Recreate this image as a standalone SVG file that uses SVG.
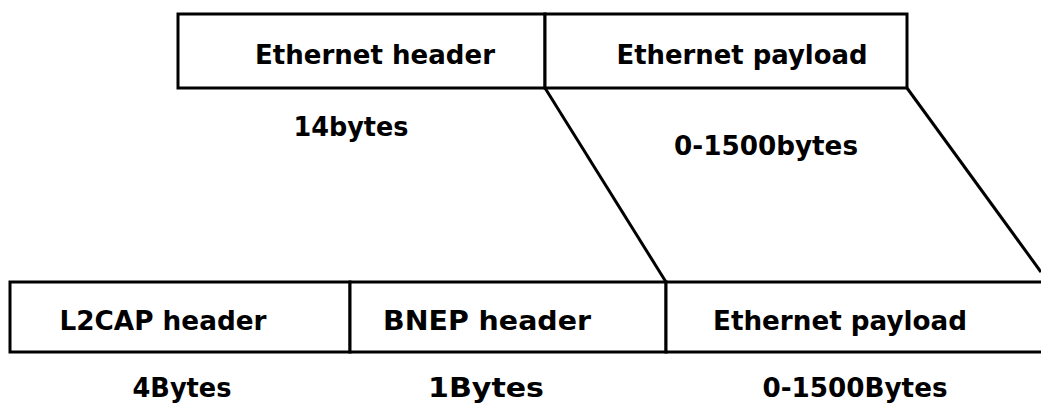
<svg xmlns="http://www.w3.org/2000/svg" width="1041" height="410" viewBox="0 0 1041 410">
<style>
.box{fill:#fff;stroke:#000;stroke-width:3}
.ln{stroke:#000;stroke-width:3;fill:none}
text{font-family:"DejaVu Sans",sans-serif;font-weight:bold;font-size:27px;fill:#000;text-anchor:middle}
</style>
<rect width="1041" height="410" fill="#fff"/>
<g id="eth-header">
<rect class="box" x="178" y="14" width="367" height="74"/>
<text x="375" y="64" textLength="240" lengthAdjust="spacingAndGlyphs">Ethernet header</text>
<text x="351" y="136" textLength="115" lengthAdjust="spacingAndGlyphs">14bytes</text>
</g>
<g id="eth-payload">
<rect class="box" x="545" y="14" width="362" height="74"/>
<text x="742" y="64" textLength="251" lengthAdjust="spacingAndGlyphs">Ethernet payload</text>
<text x="766" y="155" textLength="184" lengthAdjust="spacingAndGlyphs">0-1500bytes</text>
</g>
<g id="l2cap">
<rect class="box" x="10" y="282" width="340" height="70"/>
<text x="163" y="330" textLength="207" lengthAdjust="spacingAndGlyphs">L2CAP header</text>
<text x="182" y="397" textLength="99" lengthAdjust="spacingAndGlyphs">4Bytes</text>
</g>
<g id="bnep">
<rect class="box" x="350" y="282" width="316" height="70"/>
<text x="487" y="330" textLength="208" lengthAdjust="spacingAndGlyphs">BNEP header</text>
<text x="486" y="397" textLength="116" lengthAdjust="spacingAndGlyphs">1Bytes</text>
</g>
<g id="bt-payload">
<rect class="box" x="666" y="282" width="390" height="70"/>
<text x="840" y="330" textLength="254" lengthAdjust="spacingAndGlyphs">Ethernet payload</text>
<text x="855" y="397" textLength="185" lengthAdjust="spacingAndGlyphs">0-1500Bytes</text>
</g>
<g id="connectors">
<line class="ln" x1="545" y1="88" x2="666" y2="282"/>
<line class="ln" x1="907" y1="88" x2="1041" y2="272"/>
</g>
</svg>
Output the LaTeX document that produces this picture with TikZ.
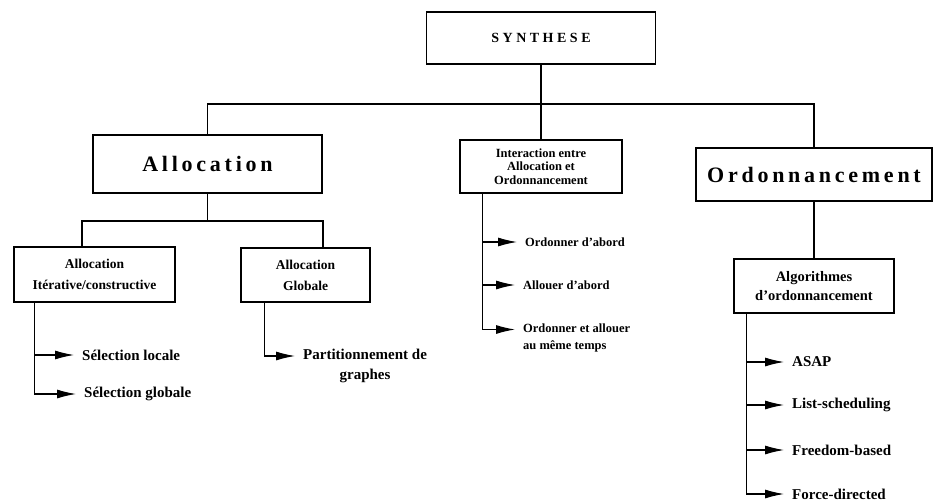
\documentclass[tikz,border=0pt]{standalone}
\usepackage{fontspec}
\setmainfont{Liberation Serif}
\newfontfamily\spacedfont[LetterSpace=17]{Liberation Serif}
\newfontfamily\widefont[LetterSpace=25]{Liberation Serif}
\usetikzlibrary{arrows.meta,positioning}
\tikzset{
  box/.style     ={draw,line width=1.1pt,align=center,inner sep=2pt,
                   font=\bfseries\fontsize{13.5}{21}\selectfont},
  titlebox/.style={box,font=\spacedfont\bfseries\fontsize{22}{24}\selectfont},
  leaf/.style    ={anchor=west,inner sep=0pt,align=left,
                   font=\bfseries\fontsize{15}{20}\selectfont},
  smleaf/.style  ={leaf,font=\bfseries\fontsize{12.5}{17}\selectfont},
  link/.style    ={line width=1.1pt},
  arr/.style     ={link,-{Latex[length=19pt,width=9pt]},shorten >=8pt},
}

\begin{document}
\begin{tikzpicture}[x=1pt,y=-1pt]
\useasboundingbox (0,0) rectangle (936,503);
% top level
\node[titlebox,minimum width=229,minimum height=52,
      font=\widefont\bfseries\fontsize{14}{16}\selectfont] (syn) at (541,38) {SYNTHESE};
\node[titlebox,minimum width=229,minimum height=58] (alloc) at (207.5,164) {Allocation};
\node[box,minimum width=162,minimum height=53,
      font=\bfseries\fontsize{12.5}{13.5}\selectfont] (inter) at (541,166.5)
  {Interaction entre\\Allocation et\\Ordonnancement};
\node[titlebox,minimum width=236,minimum height=53] (ordo) at (814,174.5) {Ordonnancement};
% second level
\node[box,minimum width=161,minimum height=55] (iter) at (94.5,274.5)
  {Allocation\\Itérative/constructive};
\node[box,minimum width=129,minimum height=54] (glob) at (305.5,275)
  {Allocation\\Globale};
\node[box,minimum width=160,minimum height=54,
      font=\bfseries\fontsize{14.5}{19}\selectfont] (algo) at (814,286)
  {Algorithmes\\d'ordonnancement};
% leaves
\node[leaf] (sl) at (82,355) {Sélection locale};
\node[leaf] (sg) at (84,394) {Sélection globale};
\node[leaf,align=center] (part) at (303,366) {Partitionnement de\\graphes};
\node[smleaf] (oab) at (525,242) {Ordonner d'abord};
\node[smleaf] (aab) at (523,285) {Allouer d'abord};
\node[smleaf] (oea) at (523,338) {Ordonner et allouer\\au même temps};
\node[leaf] (asap) at (792,362) {ASAP};
\node[leaf] (ls) at (792,405) {List-scheduling};
\node[leaf] (fb) at (792,450) {Freedom-based};
\node[leaf] (fd) at (792,494) {Force-directed};
% tree connectors
\coordinate (bus) at (541,104);
\coordinate (abus) at (207.5,221);
\draw[link] (syn.south) -- (inter.north);
\draw[link] (alloc.north) |- (bus) -| (ordo.north);
\draw[link] (alloc.south) -- (abus);
\draw[link] ([xshift=-12.5]iter.north) |- (abus) -| ([xshift=17.5]glob.north);
\draw[link] (ordo.south) -- (algo.north);
% trunks with arrows
\coordinate (itr) at ([xshift=21]iter.south west);
\coordinate (gtr) at ([xshift=24]glob.south west);
\coordinate (ntr) at ([xshift=23]inter.south west);
\coordinate (otr) at ([xshift=13]algo.south west);
\foreach \l in {sl,sg} \draw[arr] (itr) |- (\l.west);
\draw[arr] (gtr) |- ([yshift=10]part.west);
\foreach \l in {oab,aab} \draw[arr] (ntr) |- (\l.west);
\draw[arr] (ntr) |- ([yshift=8.5]oea.west);
\foreach \l in {asap,ls,fb,fd} \draw[arr] (otr) |- (\l.west);
\end{tikzpicture}
\end{document}
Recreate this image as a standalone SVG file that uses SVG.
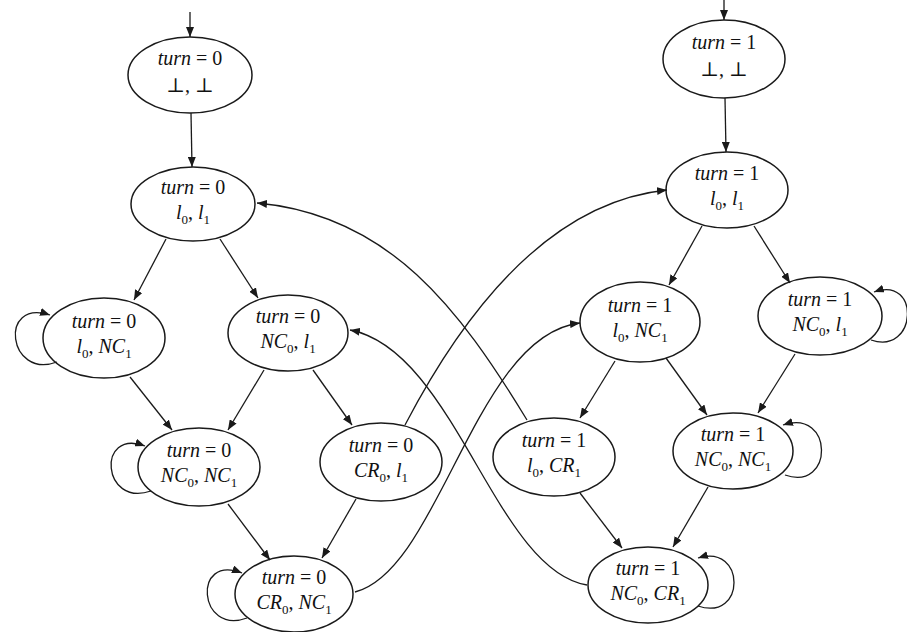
<svg xmlns="http://www.w3.org/2000/svg" width="907" height="632" viewBox="0 0 907 632">
<style>
.n{fill:none;stroke:#1a1a1a;stroke-width:1.5}
.e{fill:none;stroke:#1a1a1a;stroke-width:1.3;marker-end:url(#ah)}
.t{font-family:"Liberation Serif","DejaVu Serif",serif;font-size:20px;fill:#111;text-anchor:middle}
.i{font-style:italic}
.s{font-size:13px}
</style>
<defs>
<marker id="ah" markerUnits="userSpaceOnUse" markerWidth="11" markerHeight="8" refX="10" refY="4" orient="auto">
<path d="M0,0 L10,4 L0,8 z" fill="#1a1a1a"/>
</marker>
</defs>
<rect width="907" height="632" fill="#fff"/>

<g id="A0"><ellipse class="n" cx="190" cy="75" rx="62" ry="38"/>
<text class="t" x="190" y="65"><tspan class="i">turn</tspan> = 0</text>
<text class="t" x="190" y="92">⊥, ⊥</text></g>

<g id="B0"><ellipse class="n" cx="193" cy="204" rx="62" ry="37"/>
<text class="t" x="193" y="194"><tspan class="i">turn</tspan> = 0</text>
<text class="t" x="193" y="219"><tspan class="i">l</tspan><tspan class="s" dy="5">0</tspan><tspan dy="-5">, </tspan><tspan class="i">l</tspan><tspan class="s" dy="5">1</tspan></text></g>

<g id="C0"><ellipse class="n" cx="104" cy="338" rx="61" ry="40"/>
<text class="t" x="104" y="328"><tspan class="i">turn</tspan> = 0</text>
<text class="t" x="104" y="353"><tspan class="i">l</tspan><tspan class="s" dy="5">0</tspan><tspan dy="-5">, </tspan><tspan class="i">NC</tspan><tspan class="s" dy="5">1</tspan></text></g>

<g id="D0"><ellipse class="n" cx="288" cy="333" rx="60" ry="38"/>
<text class="t" x="288" y="323"><tspan class="i">turn</tspan> = 0</text>
<text class="t" x="288" y="348"><tspan class="i">NC</tspan><tspan class="s" dy="5">0</tspan><tspan dy="-5">, </tspan><tspan class="i">l</tspan><tspan class="s" dy="5">1</tspan></text></g>

<g id="E0"><ellipse class="n" cx="199" cy="467" rx="61" ry="39"/>
<text class="t" x="199" y="457"><tspan class="i">turn</tspan> = 0</text>
<text class="t" x="199" y="482"><tspan class="i">NC</tspan><tspan class="s" dy="5">0</tspan><tspan dy="-5">, </tspan><tspan class="i">NC</tspan><tspan class="s" dy="5">1</tspan></text></g>

<g id="F0"><ellipse class="n" cx="381" cy="462" rx="61" ry="39"/>
<text class="t" x="381" y="452"><tspan class="i">turn</tspan> = 0</text>
<text class="t" x="381" y="477"><tspan class="i">CR</tspan><tspan class="s" dy="5">0</tspan><tspan dy="-5">, </tspan><tspan class="i">l</tspan><tspan class="s" dy="5">1</tspan></text></g>

<g id="G0"><ellipse class="n" cx="294" cy="594" rx="59" ry="38"/>
<text class="t" x="294" y="584"><tspan class="i">turn</tspan> = 0</text>
<text class="t" x="294" y="609"><tspan class="i">CR</tspan><tspan class="s" dy="5">0</tspan><tspan dy="-5">, </tspan><tspan class="i">NC</tspan><tspan class="s" dy="5">1</tspan></text></g>

<g id="A1"><ellipse class="n" cx="724" cy="59" rx="61" ry="39"/>
<text class="t" x="724" y="49"><tspan class="i">turn</tspan> = 1</text>
<text class="t" x="724" y="76">⊥, ⊥</text></g>

<g id="B1"><ellipse class="n" cx="727" cy="190" rx="61" ry="38"/>
<text class="t" x="727" y="180"><tspan class="i">turn</tspan> = 1</text>
<text class="t" x="727" y="205"><tspan class="i">l</tspan><tspan class="s" dy="5">0</tspan><tspan dy="-5">, </tspan><tspan class="i">l</tspan><tspan class="s" dy="5">1</tspan></text></g>

<g id="C1"><ellipse class="n" cx="640" cy="322" rx="60" ry="40"/>
<text class="t" x="640" y="312"><tspan class="i">turn</tspan> = 1</text>
<text class="t" x="640" y="337"><tspan class="i">l</tspan><tspan class="s" dy="5">0</tspan><tspan dy="-5">, </tspan><tspan class="i">NC</tspan><tspan class="s" dy="5">1</tspan></text></g>

<g id="D1"><ellipse class="n" cx="820" cy="316" rx="62" ry="39"/>
<text class="t" x="820" y="306"><tspan class="i">turn</tspan> = 1</text>
<text class="t" x="820" y="331"><tspan class="i">NC</tspan><tspan class="s" dy="5">0</tspan><tspan dy="-5">, </tspan><tspan class="i">l</tspan><tspan class="s" dy="5">1</tspan></text></g>

<g id="E1"><ellipse class="n" cx="554" cy="457" rx="61" ry="39"/>
<text class="t" x="554" y="447"><tspan class="i">turn</tspan> = 1</text>
<text class="t" x="554" y="472"><tspan class="i">l</tspan><tspan class="s" dy="5">0</tspan><tspan dy="-5">, </tspan><tspan class="i">CR</tspan><tspan class="s" dy="5">1</tspan></text></g>

<g id="F1"><ellipse class="n" cx="733" cy="451" rx="60" ry="38"/>
<text class="t" x="733" y="441"><tspan class="i">turn</tspan> = 1</text>
<text class="t" x="733" y="466"><tspan class="i">NC</tspan><tspan class="s" dy="5">0</tspan><tspan dy="-5">, </tspan><tspan class="i">NC</tspan><tspan class="s" dy="5">1</tspan></text></g>

<g id="G1"><ellipse class="n" cx="648" cy="585" rx="60" ry="38"/>
<text class="t" x="648" y="575"><tspan class="i">turn</tspan> = 1</text>
<text class="t" x="648" y="600"><tspan class="i">NC</tspan><tspan class="s" dy="5">0</tspan><tspan dy="-5">, </tspan><tspan class="i">CR</tspan><tspan class="s" dy="5">1</tspan></text></g>

<g id="edges">
<path class="e" d="M190,12 L190,37"/>
<path class="e" d="M724,0 L724,20"/>
<path class="e" d="M191,113 L192,167"/>
<path class="e" d="M725,98 L726,152"/>
<path class="e" d="M166,239 L134,300"/>
<path class="e" d="M220,239 L258,298"/>
<path class="e" d="M130,377 L172,430"/>
<path class="e" d="M264,370 L228,430"/>
<path class="e" d="M313,370 L352,425"/>
<path class="e" d="M228,504 L270,560"/>
<path class="e" d="M356,499 L322,558"/>
<path class="e" d="M57,362 C8,380 -2,298 50,315"/>
<path class="e" d="M151,491 C102,508 96,428 145,446"/>
<path class="e" d="M247,618 C198,636 192,553 242,573"/>
<path class="e" d="M702,226 L669,285"/>
<path class="e" d="M754,226 L790,283"/>
<path class="e" d="M615,361 L580,418"/>
<path class="e" d="M666,358 L707,415"/>
<path class="e" d="M795,354 L758,413"/>
<path class="e" d="M580,493 L622,548"/>
<path class="e" d="M708,487 L673,547"/>
<path class="e" d="M871,340 C917,356 921,275 874,292"/>
<path class="e" d="M785,475 C834,492 834,408 783,425"/>
<path class="e" d="M698,606 C746,622 746,543 698,558"/>
<path class="e" d="M527,420 C460,310 390,215 257,203"/>
<path class="e" d="M405,425 Q520,205 667,190"/>
<path class="e" d="M355,592 C440,570 475,335 580,323"/>
<path class="e" d="M587,585 C495,570 455,350 350,330"/>
</g>
</svg>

____________________

→ **Given task**: Pick out and copy every line that contains the word "with".

→ **Reply**:
Output the LaTeX document that produces this picture with TikZ.
% trunks with arrows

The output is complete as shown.